The 38th Asahi Ceramic Art Exhibition's grand prix-winning work looks as if the top is going to snap off at any moment and destroy the piece. Yet it defies gravity, frozen in time by fire.
The work, by Iwate's Yukinari Izumida, is made of rough, beige clay with cracks, fissures and coarse edges that complement the soft curve of the base and the edgy, brittle top. It has won Izumida a place among an illustrious group of past Asahi award-winners that includes Kiyoyuki Kato, Goro Suzuki, Tatsutsuke Kuriki and Masamichi Yoshikawa. One thing that sets the Asahi apart from other large exhibitions, such as the Japan Traditional Arts and Crafts exhibition or the Japan Ceramic Exhibition, is that it doesn't segregate the works into different group classifications: sculpture here, functional there. It mixes all ceramic genres in one bowl.

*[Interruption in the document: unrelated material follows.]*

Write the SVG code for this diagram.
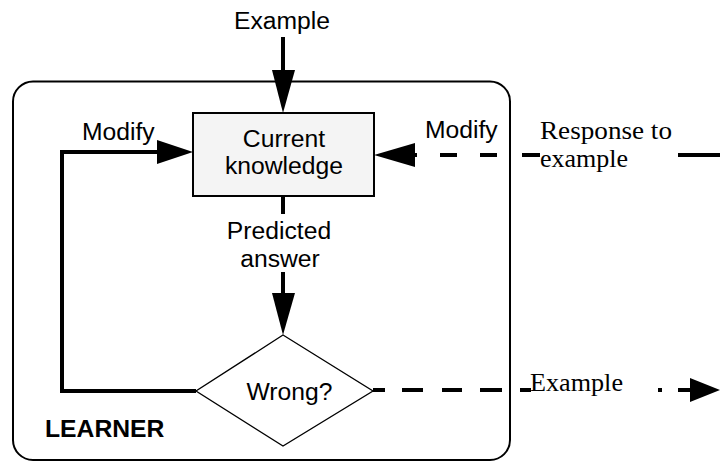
<svg xmlns="http://www.w3.org/2000/svg" width="720" height="461" viewBox="0 0 720 461">
<style>
.sans{font-family:"Liberation Sans",Arial,sans-serif;font-size:24.7px;fill:#000}
.serif{font-family:"Liberation Serif","Times New Roman",serif;font-size:26px;fill:#000}
.solid{stroke:#000;stroke-width:4;fill:none}
.head{fill:#000;stroke:none}
</style>
<rect width="720" height="461" fill="#fff"/>
<g id="learner">
<path d="M33,81.5 H490 A20,20 0 0 1 510,101.5 V440 A20,20 0 0 1 490,460 H33 A20,20 0 0 1 13,440 V101.5 A20,20 0 0 1 33,81.5 Z" fill="none" stroke="#000" stroke-width="2"/>
<text class="sans" x="45" y="437" font-weight="bold" font-size="25.4">LEARNER</text>
</g>
<g id="knowledge">
<rect x="193" y="113" width="181" height="83" fill="#f4f4f4" stroke="#000" stroke-width="2"/>
<text class="sans" x="284" y="147" text-anchor="middle">Current</text>
<text class="sans" x="284" y="174" text-anchor="middle">knowledge</text>
</g>
<g id="wrong">
<polygon points="283,335 373,391 283,446 196,391" fill="#fff" stroke="#000" stroke-width="1.3"/>
<text class="sans" x="289.5" y="400" text-anchor="middle">Wrong?</text>
</g>
<g id="connectors">
<line class="solid" x1="283" y1="37" x2="283" y2="75"/>
<polygon class="head" points="272,70 295,70 283,113"/>
<text class="sans" x="282" y="29" text-anchor="middle">Example</text>
<polyline class="solid" points="196,391 62,391 62,152 160,152"/>
<polygon class="head" points="157,140 193,152 157,164"/>
<text class="sans" x="82" y="140">Modify</text>
<line class="solid" x1="283" y1="196" x2="283" y2="214"/>
<text class="sans" x="279" y="239" text-anchor="middle">Predicted</text>
<text class="sans" x="280" y="267" text-anchor="middle">answer</text>
<line class="solid" x1="283" y1="272" x2="283" y2="296"/>
<polygon class="head" points="272,293 295,293 283,335"/>
<line class="solid" x1="720" y1="155" x2="678" y2="155"/>
<line class="solid" x1="540" y1="155" x2="522" y2="155"/>
<line class="solid" x1="497" y1="155" x2="480" y2="155"/>
<line class="solid" x1="457" y1="155" x2="440" y2="155"/>
<line class="solid" x1="417" y1="155" x2="410" y2="155"/>
<polygon class="head" points="415,143 374,155 415,167"/>
<text class="sans" x="425" y="138">Modify</text>
<text class="serif" x="540" y="139" textLength="132" lengthAdjust="spacingAndGlyphs">Response to</text>
<text class="serif" x="540" y="167">example</text>
<line class="solid" x1="373" y1="390" x2="385" y2="390"/>
<line class="solid" x1="402" y1="390" x2="423" y2="390"/>
<line class="solid" x1="442" y1="390" x2="462" y2="390"/>
<line class="solid" x1="480" y1="390" x2="502" y2="390"/>
<line class="solid" x1="520" y1="390" x2="531" y2="390"/>
<line class="solid" x1="658" y1="390" x2="662" y2="390"/>
<line class="solid" x1="678" y1="390" x2="694" y2="390"/>
<polygon class="head" points="690,378 720,390 690,402"/>
<text class="serif" x="530" y="391" textLength="93" lengthAdjust="spacingAndGlyphs">Example</text>
</g>
</svg>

A seven-member jury presided over the two-day selection process. It was headed by Osamu Suzuki, who sadly passed away not long after. Suzuki was a cofounder of the influential postwar Kyoto ceramic group Sodeisha, and first served as an Asahi juror in 1985. Other jurors included four ceramic artists, one museum head curator and an art journalist. The jurors selected 96 works from among 679 submissions, 10 of which were awarded prizes.
To be accepted for this show is one way to get a career going. It's interesting to note that among the 583 people who submitted work, the largest age group was those in their 20s. Izumida is in his 30s. The exhibition has been touring Japan for a year and is now on its last stop -- your last chance to catch it this time around.